Sia chiaro, tra i cattolici moderati il nome di Marini, uno dei fondatori del Pd (di cui pure, se non ricordo male, ne avversò la nascita fino alla fine) era uno dei migliori in circolazione. Quello che proprio non ha funzionato è il modo con cui questa candidatura è nata. È chiaro a tutti ormai che il popolo del centrosinistra non vuole alcun accordo con Berlusconi. Per fortuna una buona parte dei parlamentari del Pd, quelli che hanno saputo intercettare i forti malumori della base, hanno dichiarato, con lealtà, senza approfittare del segreto dell’urna, che non avrebbero seguito le indicazioni di partito e avrebbero votato per Stefano Rodotà, costituzionalista di grande fama, autenticamente di sinistra, fiero avversario del berlusconismo e da anni impegnato a favore della moralizzazione della vita pubblica. A capirlo, per fortuna, non sono stati solo Renzi e i suoi seguaci. I mal di pancia sono molto più estesi se guardiamo i numeri della prima votazione.

È la fine di un’epoca probabilmente. Questi inciuci non si possono più fare e, soprattutto, Bersani dovrebbe aver capito che un successivo accordo politico con il centrodestra, sia pure sotto forma di governo del presidente, sarebbe abortito prima di nascere.
Ora le tre forze tradizionali, scelta Civica, Pdl e Pd (soprattutto il Pd) si leccano le ferite e in attesa di nuovi sviluppi inseriranno anche nel terzo scrutinio di domani la scheda bianca nell’urna. Leggo che sono in attesa del quarto scrutinio, in programma domani pomeriggio, per approfittare dell’abbassamento del quorum e insistere sul nome di Marini.

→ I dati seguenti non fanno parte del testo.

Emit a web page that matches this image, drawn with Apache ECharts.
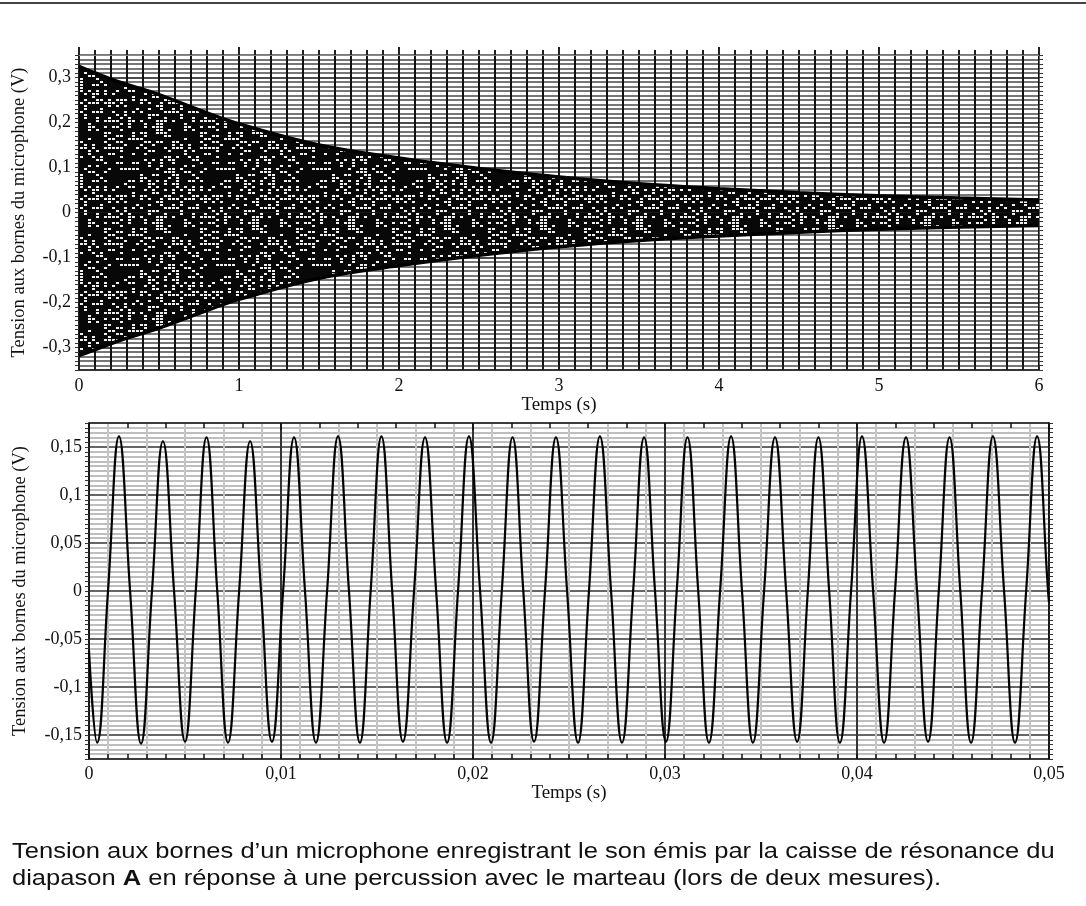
<!DOCTYPE html>
<html>
<head>
<meta charset="utf-8">
<script src="https://cdn.jsdelivr.net/npm/echarts@6/dist/echarts.min.js"></script>
<style>
html,body{margin:0;padding:0;background:#fff;}
#chart{width:1086px;height:906px;}
</style>
</head>
<body>
<div id="chart"></div>
<script>
// ---- Top panel: envelope of the decaying signal ----
const envT     = [0, 0.1, 0.25, 0.5, 0.75, 1, 1.5, 2, 2.5, 3, 3.5, 4, 4.5, 5, 5.5, 6];
const envUpper = [0.325, 0.31, 0.29, 0.262, 0.228, 0.197, 0.150, 0.121, 0.098, 0.079, 0.064, 0.053, 0.044, 0.037, 0.032, 0.028];
const envLower = [-0.318, -0.305, -0.285, -0.257, -0.224, -0.193, -0.146, -0.118, -0.095, -0.076, -0.062, -0.052, -0.044, -0.037, -0.032, -0.029];

// ---- Bottom panel: sine-like signal, extrema and zero crossings ----
const startPoint = [0, -0.062];
const endPoint   = [0.05, -0.012];
const troughT = [0.00042, 0.00271, 0.00500, 0.00724, 0.00953, 0.01182, 0.01411, 0.01635, 0.01865, 0.02094, 0.02318, 0.02547, 0.02776, 0.03005, 0.03229, 0.03458, 0.03688, 0.03911, 0.04141, 0.04370, 0.04594, 0.04823];
const troughV = [-0.158, -0.159, -0.157, -0.158, -0.157, -0.158, -0.158, -0.157, -0.158, -0.158, -0.157, -0.158, -0.158, -0.157, -0.158, -0.158, -0.157, -0.158, -0.158, -0.157, -0.158, -0.158];
const peakT = [0.00156, 0.00385, 0.00612, 0.00839, 0.01068, 0.01297, 0.01523, 0.01750, 0.01979, 0.02206, 0.02432, 0.02661, 0.02891, 0.03117, 0.03344, 0.03573, 0.03799, 0.04026, 0.04255, 0.04482, 0.04708, 0.04938];
const peakV = [0.161, 0.156, 0.160, 0.156, 0.160, 0.161, 0.161, 0.160, 0.161, 0.160, 0.160, 0.161, 0.160, 0.160, 0.161, 0.160, 0.160, 0.161, 0.160, 0.160, 0.161, 0.161];
const zeroT = [0.00099, 0.00214, 0.00328, 0.00443, 0.00556, 0.00668, 0.00782, 0.00896, 0.01011, 0.01125, 0.01240, 0.01354, 0.01467, 0.01579, 0.01693, 0.01808, 0.01922, 0.02037, 0.02150, 0.02262, 0.02375, 0.02490, 0.02604, 0.02719, 0.02834, 0.02948, 0.03061, 0.03173, 0.03287, 0.03401, 0.03516, 0.03631, 0.03744, 0.03855, 0.03969, 0.04084, 0.04198, 0.04313, 0.04426, 0.04538, 0.04651, 0.04766, 0.04881, 0.04995];

// ---- Tick labels ----
const topXLabels = ['0', '1', '2', '3', '4', '5', '6'];
const topYLabels = ['-0,3', '-0,2', '-0,1', '0', '0,1', '0,2', '0,3'];
const botXLabels = ['0', '0,01', '0,02', '0,03', '0,04', '0,05'];
const botYLabels = ['-0,15', '-0,1', '-0,05', '0', '0,05', '0,1', '0,15'];

const captionLine1 = 'Tension aux bornes d’un microphone enregistrant le son émis par la caisse de résonance du';
const captionLine2a = 'diapason ';
const captionLine2b = 'A';
const captionLine2c = ' en réponse à une percussion avec le marteau (lors de deux mesures).';
const yTitle = 'Tension aux bornes du microphone (V)';
const xTitle = 'Temps (s)';

// ---- build data tables ----
const upperData = envT.map((t, i) => [t, envUpper[i]]);
const lowerData = envT.map((t, i) => [t, envLower[i]]);
const sinePts = [startPoint, endPoint]
  .concat(troughT.map((t, i) => [t, troughV[i]]))
  .concat(peakT.map((t, i) => [t, peakV[i]]))
  .concat(zeroT.map(t => [t, 0]))
  .sort((a, b) => a[0] - b[0]);

const SERIF = '"Liberation Serif", "DejaVu Serif", serif';

// speckled dark texture for the dense band (decorative fill, deterministic hash)
function makeTexture() {
  const W = 96, H = 96;
  const c = document.createElement('canvas');
  c.width = W; c.height = H;
  const g = c.getContext('2d');
  g.fillStyle = '#080808';
  g.fillRect(0, 0, W, H);
  g.fillStyle = '#f0f0f0';
  for (let y = 0; y < H; y += 3) {
    for (let x = 0; x < W; x += 4) {
      let h = (Math.imul(x + 17, 374761393) ^ Math.imul(y + 31, 668265263)) >>> 0;
      h = Math.imul(h ^ (h >>> 13), 1274126177) >>> 0;
      if ((h % 100) < 30) g.fillRect(x, y, 3, 2);
    }
  }
  return c;
}
const texture = makeTexture();

function labelPicker(step, labels, base) {
  return function (v) {
    const k = Math.round(v / step);
    if (Math.abs(k * step - v) > step * 1e-3) return '';
    const idx = k - base;
    return labels[idx] !== undefined ? labels[idx] : '';
  };
}

function cyc(n, fn) { const a = []; for (let i = 0; i < n; i++) a.push(fn(i)); return a; }

const chart = echarts.init(document.getElementById('chart'), null, { renderer: 'canvas' });

const option = {
  animation: false,
  backgroundColor: '#ffffff',
  grid: [
    { left: 79, top: 55, width: 960, height: 315 },
    { left: 89, top: 423, width: 960, height: 336 }
  ],
  xAxis: [
    { // top panel bottom axis
      gridIndex: 0, type: 'value', min: 0, max: 6, interval: 0.1, position: 'bottom',
      axisLine: { show: true, onZero: false, lineStyle: { color: '#222', width: 1.5 } },
      axisTick: { show: true, inside: true, length: 5, lineStyle: { color: '#222', width: 1.5 } },
      axisLabel: { margin: 7, fontFamily: SERIF, fontSize: 18, color: '#111', formatter: labelPicker(1, topXLabels, 0), showMinLabel: true, showMaxLabel: true },
      splitLine: { show: true, lineStyle: { color: '#111', width: 2 } },
      name: xTitle, nameLocation: 'middle', nameGap: 23,
      nameTextStyle: { fontFamily: SERIF, fontSize: 19, color: '#111' }
    },
    { // top panel top axis (ticks only)
      gridIndex: 0, type: 'value', min: 0, max: 6, interval: 1, position: 'top',
      axisLine: { show: true, onZero: false, lineStyle: { color: '#888', width: 1 } },
      axisTick: { show: true, inside: false, length: 8, lineStyle: { color: '#222', width: 2 } },
      minorTick: { show: true, splitNumber: 10, length: 5, lineStyle: { color: '#222', width: 2 } },
      axisLabel: { show: false }, splitLine: { show: false }
    },
    { // bottom panel bottom axis
      gridIndex: 1, type: 'value', min: 0, max: 0.05, interval: 0.001, position: 'bottom',
      axisLine: { show: true, onZero: false, lineStyle: { color: '#111', width: 1.5 } },
      axisTick: { show: true, inside: true, length: 5, lineStyle: { color: '#111', width: 1.5 } },
      axisLabel: { margin: 6, fontFamily: SERIF, fontSize: 18, color: '#111', formatter: labelPicker(0.01, botXLabels, 0) },
      splitLine: { show: true, lineStyle: { width: 2, color: cyc(10, i => i === 0 ? '#333' : (i % 2 === 1 ? '#c4c4c4' : 'rgba(0,0,0,0)')) } },
      name: xTitle, nameLocation: 'middle', nameGap: 22,
      nameTextStyle: { fontFamily: SERIF, fontSize: 19, color: '#111' }
    },
    { // bottom panel top axis
      gridIndex: 1, type: 'value', min: 0, max: 0.05, interval: 0.01, position: 'top',
      axisLine: { show: true, onZero: false, lineStyle: { color: '#111', width: 1.5 } },
      axisTick: { show: true, inside: true, length: 7, lineStyle: { color: '#111', width: 1.5 } },
      minorTick: { show: true, splitNumber: 5, length: 5, lineStyle: { color: '#111', width: 1.5 } },
      axisLabel: { show: false }, splitLine: { show: false }
    }
  ],
  yAxis: [
    { // top panel left
      gridIndex: 0, type: 'value', min: -0.35, max: 0.35, interval: 0.01, position: 'left',
      axisLine: { show: true, onZero: false, lineStyle: { color: '#222', width: 1.5 } },
      axisTick: { show: true, inside: false, length: 4, lineStyle: { color: '#333', width: 1 } },
      axisLabel: { margin: 8, fontFamily: SERIF, fontSize: 18, color: '#111', formatter: labelPicker(0.1, topYLabels, -3) },
      splitLine: { show: true, lineStyle: { width: 1.6, color: cyc(10, i => i === 5 ? '#111' : '#4a4a4a') } },
      name: yTitle, nameLocation: 'middle', nameGap: 50, nameRotate: 90,
      nameTextStyle: { fontFamily: SERIF, fontSize: 18.5, color: '#111' }
    },
    { // top panel right
      gridIndex: 0, type: 'value', min: -0.35, max: 0.35, interval: 0.01, position: 'right',
      axisLine: { show: true, onZero: false, lineStyle: { color: '#666', width: 1 } },
      axisTick: { show: true, inside: false, length: 4, lineStyle: { color: '#333', width: 1 } },
      axisLabel: { show: false }, splitLine: { show: false }
    },
    { // bottom panel left
      gridIndex: 1, type: 'value', min: -0.175, max: 0.175, interval: 0.005, position: 'left',
      axisLine: { show: true, onZero: false, lineStyle: { color: '#111', width: 1.5 } },
      axisTick: { show: true, inside: false, length: 4, lineStyle: { color: '#333', width: 1 } },
      axisLabel: { margin: 7, fontFamily: SERIF, fontSize: 18, color: '#111', formatter: labelPicker(0.05, botYLabels, -3) },
      splitLine: { show: true, lineStyle: { width: 1.6, color: cyc(10, i => i === 5 ? '#333' : '#a8a8a8') } },
      name: yTitle, nameLocation: 'middle', nameGap: 59, nameRotate: 90,
      nameTextStyle: { fontFamily: SERIF, fontSize: 18.5, color: '#111' }
    },
    { // bottom panel right
      gridIndex: 1, type: 'value', min: -0.175, max: 0.175, interval: 0.005, position: 'right',
      axisLine: { show: true, onZero: false, lineStyle: { color: '#111', width: 1.5 } },
      axisTick: { show: true, inside: false, length: 4, lineStyle: { color: '#333', width: 1 } },
      axisLabel: { show: false }, splitLine: { show: false }
    }
  ],
  series: [
    {
      name: 'upper', type: 'line', xAxisIndex: 0, yAxisIndex: 0, data: upperData,
      smooth: 0.4, showSymbol: false, symbol: 'none',
      lineStyle: { color: '#000', width: 3.5 },
      areaStyle: { color: { image: texture, repeat: 'repeat' }, opacity: 1, origin: 0 }
    },
    {
      name: 'lower', type: 'line', xAxisIndex: 0, yAxisIndex: 0, data: lowerData,
      smooth: 0.4, showSymbol: false, symbol: 'none',
      lineStyle: { color: '#000', width: 3.5 },
      areaStyle: { color: { image: texture, repeat: 'repeat' }, opacity: 1, origin: 0 }
    },
    {
      name: 'signal', type: 'line', xAxisIndex: 2, yAxisIndex: 2, data: sinePts,
      smooth: 0.45, showSymbol: false, symbol: 'none',
      lineStyle: { color: '#000', width: 2.2 }
    }
  ],
  graphic: [
    { type: 'rect', shape: { x: 0, y: 2, width: 1086, height: 2 }, style: { fill: '#444' } },
    {
      type: 'text', x: 12, y: 852, scaleX: 1.16,
      style: { text: captionLine1, font: '22px "Liberation Sans", Arial, sans-serif', fill: '#111', verticalAlign: 'middle' }
    },
    {
      type: 'text', x: 12, y: 879, scaleX: 1.16,
      style: {
        text: captionLine2a + '{b|' + captionLine2b + '}' + captionLine2c,
        font: '22px "Liberation Sans", Arial, sans-serif', fill: '#111', verticalAlign: 'middle',
        rich: { b: { fontWeight: 'bold', fontSize: 22, fontFamily: '"Liberation Sans", Arial, sans-serif', fill: '#111' } }
      }
    }
  ]
};
chart.setOption(option);
</script>
</body>
</html>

Io chiedo al Pd di abbandonare questa opzione, un vero suicidio politico, e di fare finalmente qualcosa di sinistra, abbandoni la strada intrapresa con l’abbraccio mortale a Berlusconi e dichiari formalmente che non può esserci alcuna possibilità di accordo col centrodestra.
Quando parlo di sinistra, in questo caso, non mi riferisco all’elezione di un presidente di sinistra. Il Presidente della Repubblica deve essere uomo (o donna) garante dell’unità nazionale e della Costituzione. Mi basta quindi che risponda a questi requisiti.. Mi riferisco invece alla capacità della classe dirigente di ascoltare gli umori dei cittadini, a cominciare da quelli della propria base, mediando le spinte dal basso con gesti che servano a tutto il Paese.

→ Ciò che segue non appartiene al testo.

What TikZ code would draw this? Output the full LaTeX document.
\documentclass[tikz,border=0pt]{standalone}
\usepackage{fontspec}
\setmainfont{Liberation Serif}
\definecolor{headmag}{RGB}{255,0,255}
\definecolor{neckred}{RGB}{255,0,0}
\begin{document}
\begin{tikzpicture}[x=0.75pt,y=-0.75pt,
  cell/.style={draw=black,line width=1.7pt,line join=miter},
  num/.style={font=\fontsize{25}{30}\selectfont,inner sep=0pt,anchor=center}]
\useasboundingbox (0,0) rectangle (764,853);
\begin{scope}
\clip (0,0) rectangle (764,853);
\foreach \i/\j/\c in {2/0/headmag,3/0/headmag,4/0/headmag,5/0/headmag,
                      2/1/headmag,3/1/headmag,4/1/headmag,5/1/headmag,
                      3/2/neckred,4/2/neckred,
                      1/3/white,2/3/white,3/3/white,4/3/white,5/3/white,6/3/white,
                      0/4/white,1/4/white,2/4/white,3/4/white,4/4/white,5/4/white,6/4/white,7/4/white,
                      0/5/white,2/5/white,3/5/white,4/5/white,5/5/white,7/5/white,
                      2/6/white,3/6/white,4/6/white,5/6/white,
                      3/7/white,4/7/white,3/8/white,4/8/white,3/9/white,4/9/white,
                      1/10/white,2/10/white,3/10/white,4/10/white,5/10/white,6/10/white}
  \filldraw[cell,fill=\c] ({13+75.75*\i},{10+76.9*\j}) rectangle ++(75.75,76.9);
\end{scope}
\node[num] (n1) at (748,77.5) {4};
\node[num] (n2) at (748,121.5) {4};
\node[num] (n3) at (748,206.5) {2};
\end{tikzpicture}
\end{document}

Insomma, si converga prima del quarto scrutinio sul nome di Stefano Rodotà, può essere davvero il presidente di tutti gli italiani. Il Pd esca dal fortino in cui si è rintanato, scenda dal suo piedistallo, ritrovi la lucidità perduta e la smetta di mostrarsi arrogante. Insomma, non si fa un Presidente della Repubblica solo perché può favorire la nascita di un governo Pd-Pdl. Così non si farebbe il bene degli italiani ma solo il gioco di Berlusconi. Chiedo ai dirigenti del Pd di riflettere bene su quel che fanno. Che la notte porti consiglio.